Objective: Please transcribe the listing below in full and word for word, without its pictures.

Information provided:
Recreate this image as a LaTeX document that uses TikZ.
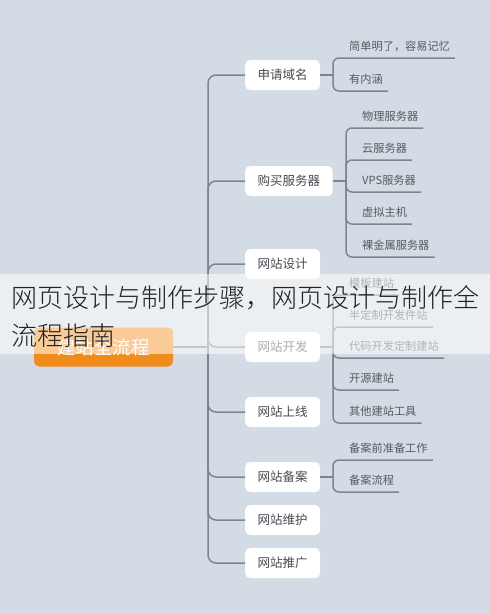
\documentclass[tikz,border=0pt]{standalone}
\usepackage{fontspec}
\setmainfont{Noto Sans CJK SC}
\IfFontExistsTF{Noto Sans CJK SC Light}{\newfontfamily\titlefont{Noto Sans CJK SC Light}}{\newfontfamily\titlefont{Noto Sans CJK SC}}
\definecolor{bgc}{HTML}{D3DCE4}
\definecolor{linec}{HTML}{7C8691}
\definecolor{txtmain}{HTML}{454B51}
\definecolor{txtleaf}{HTML}{555B61}
\definecolor{orangec}{HTML}{F08C1C}
\definecolor{titlec}{HTML}{222222}
\begin{document}
\begin{tikzpicture}[x=1pt,y=-1pt,
  mainbox/.style={fill=white, rounded corners=5pt, inner xsep=12.5pt, inner ysep=0pt, minimum height=30pt, font=\fontsize{12.5}{14}\selectfont, text=txtmain, anchor=west},
  leaf/.style={inner xsep=5pt, inner ysep=0pt, text depth=7.8pt, anchor=south west, font=\fontsize{11.2}{13}\selectfont, text=txtleaf},
  conn/.style={draw=linec, line width=1.5pt},
  bracket/.style={conn, rounded corners=6pt},
  trunk/.style={conn, rounded corners=8pt},
  centerbox/.style={fill=orangec, rounded corners=5pt, minimum width=139pt, minimum height=39pt, inner sep=0pt, text=white, font=\fontsize{18.4}{20}\selectfont},
  titletext/.style={anchor=west, inner sep=0pt, text=titlec, font=\titlefont\fontsize{26}{30}\selectfont}
]
\useasboundingbox (0,0) rectangle (490,614);
\fill[bgc] (0,0) rectangle (490,614);

% central node
\node[centerbox] (c) at (103.5,347) {建站全流程};
\coordinate (tr) at (208,347);

% main nodes
\node[mainbox] (m1) at (245,75) {申请域名};
\node[mainbox] (m2) at (245,181) {购买服务器};
\node[mainbox] (m3) at (245,264) {网站设计};
\node[mainbox] (m4) at (245,347) {网站开发};
\node[mainbox] (m5) at (245,412) {网站上线};
\node[mainbox] (m6) at (245,477) {网站备案};
\node[mainbox] (m7) at (245,520) {网站维护};
\node[mainbox] (m8) at (245,563) {网站推广};

\draw[conn] (c.east) -- (tr);
\foreach \m in {m1,m2,m3,m4,m5,m6,m7,m8} {
  \draw[trunk] (tr) |- (\m.west);
}

% brackets
\coordinate (b1) at (333,75);
\coordinate (b2) at (346,181);
\coordinate (b4) at (333,347);
\coordinate (b6) at (333,477);
\draw[conn] (m1.east) -- (b1);
\draw[conn] (m2.east) -- (b2);
\draw[conn] (m4.east) -- (b4);
\draw[conn] (m6.east) -- (b6);

% leaves of 申请域名
\node[leaf] (l11) at (344,58) {简单明了，容易记忆};
\node[leaf] (l12) at (344,91) {有内涵};
% leaves of 购买服务器
\node[leaf] (l21) at (357,128) {物理服务器};
\node[leaf] (l22) at (357,160) {云服务器};
\node[leaf] (l23) at (357,192) {VPS服务器};
\node[leaf] (l24) at (357,224) {虚拟主机};
\node[leaf] (l25) at (357,257) {裸金属服务器};
% leaves of 网站开发
\node[leaf] (l41) at (344,295) {模板建站};
\node[leaf] (l42) at (344,327) {半定制开发件站};
\node[leaf] (l43) at (344,358) {代码开发定制建站};
\node[leaf] (l44) at (344,390) {开源建站};
\node[leaf] (l45) at (344,423) {其他建站工具};
% leaves of 网站备案
\node[leaf] (l61) at (344,460) {备案前准备工作};
\node[leaf] (l62) at (344,492) {备案流程};

\foreach \l in {l11,l12} { \draw[bracket] (b1) |- (\l.south east); }
\foreach \l in {l21,l22,l23,l24,l25} { \draw[bracket] (b2) |- (\l.south east); }
\foreach \l in {l41,l42,l43,l44,l45} { \draw[bracket] (b4) |- (\l.south east); }
\foreach \l in {l61,l62} { \draw[bracket] (b6) |- (\l.south east); }

% translucent banner with title
\fill[white, opacity=0.55] (0,274) rectangle (490,354);
\node[titletext] (t1) at (11,298) {网页设计与制作步骤，网页设计与制作全};
\node[titletext] (t2) at (11,336) {流程指南};
\end{tikzpicture}
\end{document}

Answer:
Recreate this image as a LaTeX document that uses TikZ.
\documentclass[tikz,border=0pt]{standalone}
\usepackage{fontspec}
\setmainfont{Noto Sans CJK SC}
\IfFontExistsTF{Noto Sans CJK SC Light}{\newfontfamily\titlefont{Noto Sans CJK SC Light}}{\newfontfamily\titlefont{Noto Sans CJK SC}}
\definecolor{bgc}{HTML}{D3DCE4}
\definecolor{linec}{HTML}{7C8691}
\definecolor{txtmain}{HTML}{454B51}
\definecolor{txtleaf}{HTML}{555B61}
\definecolor{orangec}{HTML}{F08C1C}
\definecolor{titlec}{HTML}{222222}
\begin{document}
\begin{tikzpicture}[x=1pt,y=-1pt,
  mainbox/.style={fill=white, rounded corners=5pt, inner xsep=12.5pt, inner ysep=0pt, minimum height=30pt, font=\fontsize{12.5}{14}\selectfont, text=txtmain, anchor=west},
  leaf/.style={inner xsep=5pt, inner ysep=0pt, text depth=7.8pt, anchor=south west, font=\fontsize{11.2}{13}\selectfont, text=txtleaf},
  conn/.style={draw=linec, line width=1.5pt},
  bracket/.style={conn, rounded corners=6pt},
  trunk/.style={conn, rounded corners=8pt},
  centerbox/.style={fill=orangec, rounded corners=5pt, minimum width=139pt, minimum height=39pt, inner sep=0pt, text=white, font=\fontsize{18.4}{20}\selectfont},
  titletext/.style={anchor=west, inner sep=0pt, text=titlec, font=\titlefont\fontsize{26}{30}\selectfont}
]
\useasboundingbox (0,0) rectangle (490,614);
\fill[bgc] (0,0) rectangle (490,614);

% central node
\node[centerbox] (c) at (103.5,347) {建站全流程};
\coordinate (tr) at (208,347);

% main nodes
\node[mainbox] (m1) at (245,75) {申请域名};
\node[mainbox] (m2) at (245,181) {购买服务器};
\node[mainbox] (m3) at (245,264) {网站设计};
\node[mainbox] (m4) at (245,347) {网站开发};
\node[mainbox] (m5) at (245,412) {网站上线};
\node[mainbox] (m6) at (245,477) {网站备案};
\node[mainbox] (m7) at (245,520) {网站维护};
\node[mainbox] (m8) at (245,563) {网站推广};

\draw[conn] (c.east) -- (tr);
\foreach \m in {m1,m2,m3,m4,m5,m6,m7,m8} {
  \draw[trunk] (tr) |- (\m.west);
}

% brackets
\coordinate (b1) at (333,75);
\coordinate (b2) at (346,181);
\coordinate (b4) at (333,347);
\coordinate (b6) at (333,477);
\draw[conn] (m1.east) -- (b1);
\draw[conn] (m2.east) -- (b2);
\draw[conn] (m4.east) -- (b4);
\draw[conn] (m6.east) -- (b6);

% leaves of 申请域名
\node[leaf] (l11) at (344,58) {简单明了，容易记忆};
\node[leaf] (l12) at (344,91) {有内涵};
% leaves of 购买服务器
\node[leaf] (l21) at (357,128) {物理服务器};
\node[leaf] (l22) at (357,160) {云服务器};
\node[leaf] (l23) at (357,192) {VPS服务器};
\node[leaf] (l24) at (357,224) {虚拟主机};
\node[leaf] (l25) at (357,257) {裸金属服务器};
% leaves of 网站开发
\node[leaf] (l41) at (344,295) {模板建站};
\node[leaf] (l42) at (344,327) {半定制开发件站};
\node[leaf] (l43) at (344,358) {代码开发定制建站};
\node[leaf] (l44) at (344,390) {开源建站};
\node[leaf] (l45) at (344,423) {其他建站工具};
% leaves of 网站备案
\node[leaf] (l61) at (344,460) {备案前准备工作};
\node[leaf] (l62) at (344,492) {备案流程};

\foreach \l in {l11,l12} { \draw[bracket] (b1) |- (\l.south east); }
\foreach \l in {l21,l22,l23,l24,l25} { \draw[bracket] (b2) |- (\l.south east); }
\foreach \l in {l41,l42,l43,l44,l45} { \draw[bracket] (b4) |- (\l.south east); }
\foreach \l in {l61,l62} { \draw[bracket] (b6) |- (\l.south east); }

% translucent banner with title
\fill[white, opacity=0.55] (0,274) rectangle (490,354);
\node[titletext] (t1) at (11,298) {网页设计与制作步骤，网页设计与制作全};
\node[titletext] (t2) at (11,336) {流程指南};
\end{tikzpicture}
\end{document}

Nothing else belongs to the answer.